United States District Court, D. Connecticut

April 16, 2019

STRIKE 3 HOLDING, LLC, Plaintiff,
v.
JOHN DOE, subscriber assigned IP address 73.186.90.217, Defendant.

          ORDER DENYING DEFENDANT'S MOTION TO QUASH [DKT. NO. 13]

          Vanessa L. Bryant, United States District Judge.

         I. Introduction

         In this copyright infringement action, Defendant John Doe (“Defendant”) filed a motion to quash a subpoena that Plaintiff Strike 3 Holdings, LLC (“Plaintiff”) served on a third party, Comcast Cable Communications (“Comcast”). Plaintiff served this subpoena pursuant to Federal Rule of Civil Procedure 26, which permits parties to conduct discovery when a court authorizes it by order. Fed.R.Civ.P. 26(d)(1). For the following reasons, Defendant's motion to quash is DENIED.

         II. Background

         Plaintiff is an adult film company that produces, distributes, and licenses adult films. [Dkt. No. 1, ¶ 1]. It distributes its films through adult entertainment websites and DVDs. [Dkt. No. 1, ¶ 3]. It brings this action against the unnamed Defendant and owner of the following IP address: 73.186.90.217. [Dkt. No. 1 (Compl.) ¶ 5]. Plaintiff alleges that Defendant utilized a peer-to-peer file distribution network, BitTorrent, to illegally download and distribute seventy-nine of Plaintiff's copyrighted adult films over quite some time. [Dkt. No. 1, ¶¶ 4, 23-24].

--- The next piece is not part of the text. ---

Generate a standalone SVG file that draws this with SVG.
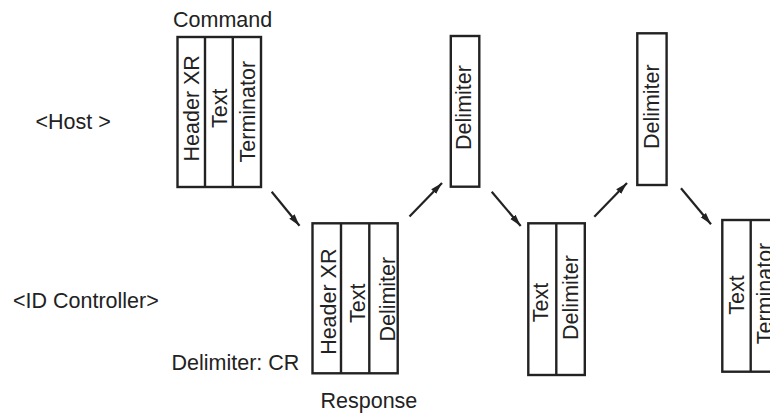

         Plaintiff claims that Defendant can be identified through Defendant's Internet Protocol (IP) address, which Plaintiff represents is 73.186.90.217. [Dkt. No. 1, ¶¶ 5, 8]. Plaintiff represents that its investigators have traced Defendant's IP address to a physical location within the Court's jurisdiction. [Dkt. No. 1, ¶¶ 8-9]. Plaintiff also asserts that Comcast is the Defendant's Internet Service Provider (ISP) and that Comcast can identify Defendant through the IP address. [Dkt. No. 1, ¶ 8]. Accordingly, Plaintiff moved for leave to serve a third-party subpoena on Comcast seeking the name and address associated with the aforementioned IP address prior to the Rule 26(f) conference in this case. See [Dkt. No. 9 (Subpoena Mot.)]. The Court granted Plaintiff's motion on October 9, 2019. See [Dkt. No. 11 (Order Granting Subpoena Mot.)]. In doing so, the Court required that Comcast provide the individual associated with the IP address notice of the subpoena and an opportunity to move to quash the subpoena before responding to it. Id. at 2-3. Comcast did so, and Defendant now moves to quash the subpoena. See [Dkt. No. 13 (Mot. Quash)].

         In the Motion to Quash, Defendant's representatives represent that Defendant passed away in August 2018 after a long illness. Id. at 1. Defendant's representatives assert that it will be impossible to discover who had access to Defendant's IP address and that Defendant's family members have “no knowledge of possible copyright infringements.” [Dkt. No. 13, at 1-2].

         III. Legal Standard

         A subpoena must comply with the requirements of Federal Rules of Civil Procedure 26 and 45. Rule 26(d) permits discovery generally only after a Rule 26(f) discovery conference, “except … when authorized by these rules, by stipulation, or by court order.” Fed.R.Civ.P. 26(d)(1). The United States Court of Appeals for the Second Circuit has held that district courts possess “wide discretion in [their] handling of pre-trial discovery.” In re. Subpoena Issued to Dennis Friedman, 350 F.3d 65, 68 (2d Cir. 2003) (quoting In re DG Acquisition Corp., 151 F.3d 75, 79 (2d Cir. 1998)) (internal quotation marks omitted).

         As laid out in Arista Records, LLC v. Doe 3, in the Second Circuit, courts employ the following factors in evaluating motions to quash subpoenas to ISPs regarding subscribers who may be engaged in copyright infringement:

(1) the concreteness of the plaintiff's showing of a prima facie claim of actionable harm, (2) the specificity of the discovery request, (3) the absence of alternative means to obtain the subpoenaed information, (4) the need for the subpoenaed information to advance the claim, and (5) the objecting party's expectation of privacy.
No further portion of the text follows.